REPUBLIKA.CO.ID, PANDEGLANG -- Pasukan TNI Angkatan Laut (AL) mulai dikerahkan untuk membersihkan Pos Pengamat Pangkalan TNI AL Labuan di Kampung Nelayan I, Desa Teluk, Kecamatan Labuan, Kabupaten Pandeglang, Banten. Posko ini terletak persis di bibir pantai. Sekitar 30 personel TNI AL dikerahkan di posko yang dipenuhi puing berserakan itu.
Berdasarkan pantauan Republika.co.id, Senin pagi (24/12), beberapa warung yang terbuat dari kayu rusak. Beberapa patahan kayu dan sampah juga berserakan di sekitar posko.
Di sekitar lokasi, rumah warga juga penuh dengan lumpur. Beberapa warga juga terlihat memantau kondisi di sekitar lokasi.
Warga Kampung Nelayan I, Desa Teluk, Kecamatan Labuan, Triyatin (39 tahun) mengatakan, kejadian tsunami pada Sabtu (22/12) terjadi tanpa peringatan. Bahkan, ia yang ketika itu berada di bibir pantai sama sekali tak merasakan adanya keanehan sebelum gelombang datang.
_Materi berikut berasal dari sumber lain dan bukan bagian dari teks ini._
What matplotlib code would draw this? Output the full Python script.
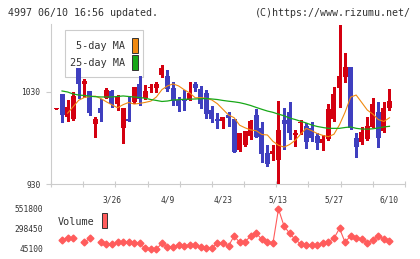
import numpy as np
import matplotlib
matplotlib.use('Agg')
from matplotlib import pyplot as plt
from matplotlib.patches import Rectangle

# daily prices, oldest first
opens = [1011.8, 1028, 1003, 1000.7, 1056.4, 1039, 1031, 995, 1012.3, 1023.5,
         1031.4, 1016.7, 990.5, 1000.7, 1019.5, 1039, 1023, 1034.5, 1034.7, 1048.5,
         1047.4, 1034, 1021.3, 1022, 1021.3, 1038.7, 1033.3, 1029.2, 1010.4, 1000.7,
         998.5, 1005, 1000.3, 967, 972.4, 982.2, 1005, 990.5, 964, 962.6,
         956, 999.6, 1008, 983.3, 996, 993, 991.2, 982.2, 974.9, 978.6,
         1000.7, 1034.7, 1046.4, 1056.8, 979.7, 976, 978.9, 992.3, 1008, 988,
         1013]
highs = [1012.3, 1028, 1021, 1030.3, 1056.4, 1043.7, 1031, 1003, 1022, 1034.7,
         1032, 1027, 1012.3, 1025, 1035.8, 1047, 1037.6, 1039, 1040.5, 1059.3,
         1054, 1041.2, 1025, 1032, 1041, 1041.2, 1036.5, 1032, 1014.8, 1007.5,
         1003.2, 1008.6, 1000.3, 985.8, 988, 999.6, 1011.2, 997.7, 972.4, 972.4,
         1020.6, 1012.3, 1019.5, 988.7, 999.6, 996.7, 997.7, 985.8, 983.3, 1016.5,
         1035.8, 1102.8, 1072.7, 1056.8, 985, 992.3, 1003.2, 1023.8, 1018.8, 1019.5,
         1033.3]
lows = [1011.8, 997.7, 999, 1000, 1023.5, 1024.5, 1005, 981.5, 999, 1023,
        1014, 1010, 975, 999, 1018, 1016, 1022, 1030, 1030.3, 1046,
        1031.4, 1016, 1009.7, 1010, 1021, 1031, 1013, 1002, 997.7, 990.5,
        990.5, 993.5, 965.1, 966, 971.3, 978.6, 980.8, 954.2, 949.6, 956,
        930, 967.8, 978.9, 971.3, 984, 968.8, 977, 967.8, 967, 978,
        999, 1013.4, 1041.2, 989.5, 959, 973.5, 977.8, 991.6, 970.6, 987,
        1010.4]
closes = [1012.3, 1004.5, 1013.4, 1025.7, 1038.7, 1042.3, 1007.5, 1000.5, 1007.6, 1032,
          1016.9, 1024.2, 1012.3, 999, 1035.8, 1022, 1031.4, 1035, 1038.7, 1055.8,
          1033, 1020.4, 1014.8, 1021, 1029.2, 1034, 1016.6, 1005.8, 1000.3, 999,
          1003.2, 1002, 965.1, 985.8, 988, 998.5, 981.4, 962.6, 951.7, 966.2,
          988.7, 995.2, 985, 985.8, 997.7, 976, 979.7, 974.9, 978.6, 1011.2,
          1027.8, 1047.4, 1056.8, 990.5, 970.6, 986.9, 993, 1017, 979.7, 1013,
          1020.2]

ma5 = [np.nan, np.nan, 1007, 1014, 1021, 1024, 1025, 1025.5, 1022.9, 1019.3,
       1016, 1012.9, 1016.2, 1018.6, 1016.9, 1017.6, 1018.7, 1020.1, 1024.6, 1032.6,
       1036.6, 1038.8, 1036.6, 1032.5, 1029.0, 1023.7, 1023.9, 1023.1, 1021.3, 1017.2,
       1011.1, 1005.0, 1002.1, 993.9, 991.0, 988.8, 987.9, 983.8, 983.3, 976.4,
       972.1, 970.1, 972.9, 977.4, 984.2, 990.5, 987.9, 984.8, 982.8, 981.4,
       984.1, 994.4, 1008.0, 1024.4, 1026.7, 1018.6, 1010.4, 1006, 1000, 998,
       1002]
ma25 = [np.nan, 1031.1, 1030, 1027.8, 1026.7, 1026.2, 1025.4, 1024.9, 1024.6, 1024.6,
        1024.6, 1025.1, 1025.7, 1025.1, 1024.6, 1024, 1023.2, 1021.8, 1020.8, 1019.7,
        1020.2, 1021.3, 1021.6, 1022.1, 1022.2, 1022.4, 1022.7, 1022.9, 1022.4, 1021.8,
        1020.8, 1020, 1019.3, 1018.4, 1017, 1015.3, 1013.2, 1011.2, 1009.3, 1007.9,
        1005.9, 1004.2, 1001.7, 1000.1, 998.2, 996.3, 994.1, 992.5, 991.4, 990.5,
        990.5, 990.5, 991.4, 992, 990.5, 989.8, 989.6, 990, 990.9, 992, 992.7]

volume = [np.nan, 159100, 188700, 188700, np.nan, 129550, 180200, np.nan, 129550, 104200,
          104200, 129550, 129550, 129550, 116900, 116900, 53500, 45100, 45100, 116900,
          74700, 74700, 95800, 83100, 95800, 95800, 66200, 53500, 53500, 125300,
          116900, 83100, 209800, 129550, 138000, 209800, 243600, 167600, 129550, 116900,
          551800, 336500, 243600, 167600, 108400, 95800, 95800, 95800, 116900, 138000,
          180200, 306900, 129550, 214000, 188700, 171800, 125300, 159100, 214000, 167600,
          146400]

date_idx = [10, 20, 30, 40, 50, 60]
date_labels = ['3/26', '4/9', '4/23', '5/13', '5/27', '6/10']
price_ticks = [930, 1030]
vol_ticks = [45100, 298450, 551800]

RED = '#d40010'
BLUE = '#3f3fbf'
ORANGE = '#f08a10'
GREEN = '#18a818'
PINK = '#ff5c5c'
GRAY = '#cccccc'
TXT = '#333333'
MONO = 'DejaVu Sans Mono'

W, H = 420, 259
fig = plt.figure(figsize=(W / 100, H / 100), dpi=100)
fig.patch.set_facecolor('white')


def fx(px):
    return px / W


def fy(py):
    return 1 - py / H


# ---- price panel
ax = fig.add_axes([fx(51), fy(184), fx(405) - fx(51), fy(24) - fy(184)])
x = np.arange(len(closes))
o = np.array(opens)
c = np.array(closes)
col = np.where(c >= o, RED, BLUE)
lo_body = np.minimum(o, c)
hgt = np.abs(c - o)
thin = hgt < 1.5
lo_body = np.where(thin, lo_body - (1.5 - hgt) / 2, lo_body)
hgt = np.maximum(hgt, 1.5)

ax.vlines(x, lows, highs, colors=col, lw=1.0, zorder=3, antialiased=False)
ax.bar(x, hgt, bottom=lo_body, width=0.9, color=col, lw=0, zorder=4,
       antialiased=False)
ax.plot(x, ma5, color=ORANGE, lw=0.8, zorder=5)
ax.plot(x, ma25, color=GREEN, lw=0.9, zorder=5)

ax.set_xlim(-0.99, 62.8)
ax.set_ylim(930, 1103.9)
for s in ['top', 'right']:
    ax.spines[s].set_visible(False)
for s in ['left', 'bottom']:
    ax.spines[s].set_color(GRAY)
    ax.spines[s].set_linewidth(0.8)

ax.set_yticks(price_ticks)
ax.set_yticklabels([str(v) for v in price_ticks], fontsize=5.7, family=MONO, color=TXT)
ax.tick_params(axis='y', length=3.6, width=0.8, color=GRAY, pad=4)

ax.set_xticks(date_idx)
ax.set_xticklabels(date_labels, fontsize=5.7, family=MONO, color=TXT)
ax.set_xticks(np.linspace(-0.99, 62.8, 12), minor=True)
ax.tick_params(axis='x', which='major', length=0, pad=8)
ax.tick_params(axis='x', which='minor', direction='inout', length=4.7,
               width=0.8, color=GRAY)

# legend box for the moving averages (drawn under the candles)
ax.add_patch(Rectangle((fx(65), fy(77)), fx(143) - fx(65), fy(30) - fy(77),
                       transform=fig.transFigure, facecolor='white',
                       edgecolor=GRAY, lw=0.8, zorder=1, clip_on=False))
ax.text(fx(125), fy(46), '5-day MA', transform=fig.transFigure, ha='right',
        va='center', fontsize=7.3, family=MONO, color=TXT, zorder=2)
ax.text(fx(125), fy(63), '25-day MA', transform=fig.transFigure, ha='right',
        va='center', fontsize=7.3, family=MONO, color=TXT, zorder=2)
ax.add_patch(Rectangle((fx(132), fy(52.5)), fx(137.5) - fx(132), fy(37.5) - fy(52.5),
                       transform=fig.transFigure, facecolor=ORANGE,
                       edgecolor=TXT, lw=0.7, zorder=2, clip_on=False))
ax.add_patch(Rectangle((fx(132), fy(69.5)), fx(137.5) - fx(132), fy(55) - fy(69.5),
                       transform=fig.transFigure, facecolor=GREEN,
                       edgecolor=TXT, lw=0.7, zorder=2, clip_on=False))

# ---- volume panel
ax2 = fig.add_axes([fx(51), fy(253), fx(405) - fx(51), fy(205) - fy(253)])
ax2.plot(x, volume, color=PINK, lw=0.8, marker='D', ms=3.5, mec=PINK, mfc=PINK)
ax2.set_xlim(-0.99, 62.8)
ax2.set_ylim(-5570, 602470)
ax2.set_xticks([])
ax2.set_yticks(vol_ticks)
ax2.set_yticklabels([str(v) for v in vol_ticks], fontsize=5.7, family=MONO, color=TXT)
ax2.tick_params(axis='y', length=0, pad=5.8)
for s in ax2.spines.values():
    s.set_visible(False)
ax2.patch.set_alpha(0)

fig.text(fx(58), fy(222), 'Volume', ha='left', va='center', fontsize=7.3,
         family=MONO, color=TXT)
fig.patches.append(Rectangle((fx(102), fy(228)), fx(107) - fx(102), fy(213) - fy(228),
                             transform=fig.transFigure, figure=fig,
                             facecolor=PINK, edgecolor=TXT, lw=0.7))

# ---- header
fig.text(fx(8), fy(13), '4997 06/10 16:56 updated.', ha='left', va='center',
         fontsize=7.2, family=MONO, color=TXT)
fig.text(fx(411), fy(13), '(C)https://www.rizumu.net/', ha='right', va='center',
         fontsize=7.2, family=MONO, color=TXT)

fig.savefig('out.png', dpi=100, facecolor='white')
"Waktu di pantai tamu itu pada bilang ada ombak tinggi. Saat itu semua orang langsung lari," kata dia saat ditemui di lokasi.
Sebenarnya, warga dilarang mendekat ke arah pantai. Namun, beberapa warga memaksa masuk untuk melihat kondisi perahu dan rumahnya. Bahkan, beberapa warga nekat menerobos genangan air sisa hempasan gelombang dengan sepeda motor.
Triyatin mengatakan, saat kejadian, gelombang tiga kali datang. Menurut dia, ombak pertama adalah yang paling besar. Beruntung, tak satu pun warga di kampungnya yang menjadi korban jiwa.
Namun, kata dia, ada empat warga dari Kampung Kelip, kampung yang tepat berada di samping Kampung Nelayan I, meninggal dunia. Selain itu, mayoritas rumah di Kampung Kelip juga rata dengan tanah.
"Semua rata. Semua mengungsi. Saya pertama lari ke masjid, lalu ke gedung, lalu lari lagi ke perbukitan," kata dia.
Ia menegaskan, gelombang yang datang itu tak seperti air pasang seperti yang terjadi setiap bulan. Menurut dia, jika terjadi pasang, air hanya akan menggenangi halaman di depan rumah warga. Namun, pada Sabtu malam itu, air bahkan melebihi atap genting rumah warga.
Triyatin mengatakan, bahkan ada motor yang jatuh dari genting rumahnya. Tak hanya satu, melainkan tiga motor.
"Saat itu air nggak sempat surut, nggak ada tanda gempa. Tiba-tiba air tinggi pasang. Tambah dekat tambah tinggi," ujar dia.
Amirul Fattah (41) memiliki cerita berbeda. Lelaki yang juga tinggal di Kampung Nelayan I itu sedang berada di perairan Tanjung Lesung saat tsunami mengadang.
"Di laut tenang, tiba-tiba ada suara 'kresek-kresek'. Ternyata ombak besar," kata dia.
Ia mengatakan, gelombang besar terjadi sebanyak dua kali. Namun, gelombang kedua bercampur dengan lumpur.
Amirul yang saat itu bersama dua orang temannya menaiki sebuah perahu, tak sampai terbalik. Namun, dua orang temannya terhempas oleh gelombang besar itu.
"Teman saya satu saya tolong, satu lagi hilang belum ada kabar," kata dia.
Malam itu, Amirul tak hanya melaut dengan dua orang temannya, melainkan juga dengan perahu-perahu lainnya untuk menangkap cumi.
"Perahu yang lain ada yang kebalik, ada yang terbawa ke darat. Perahu saya tak apa-apa. Perahu di samping saya itu mental ke darat," kata dia.
Ia mengakui, gelombang pasang memang selalu datang setiap bulannya. Namun, banyak nelayan yang tetap melaut karena pada periode itu dipercaya akan banyak cumi yang tertangkap.
Namun, bukan cumi, melainkan gelombang tsunami ia dapat. Amirul mengunjungi Kampung Nelayan untuk melihat kondisi rumahnya pascatsunami.
"Saya mantau ke sini sambil bersih-bersih. Kita sampai tanggal 25 (Desember) disuruh tinggal di pengungsian," kata dia.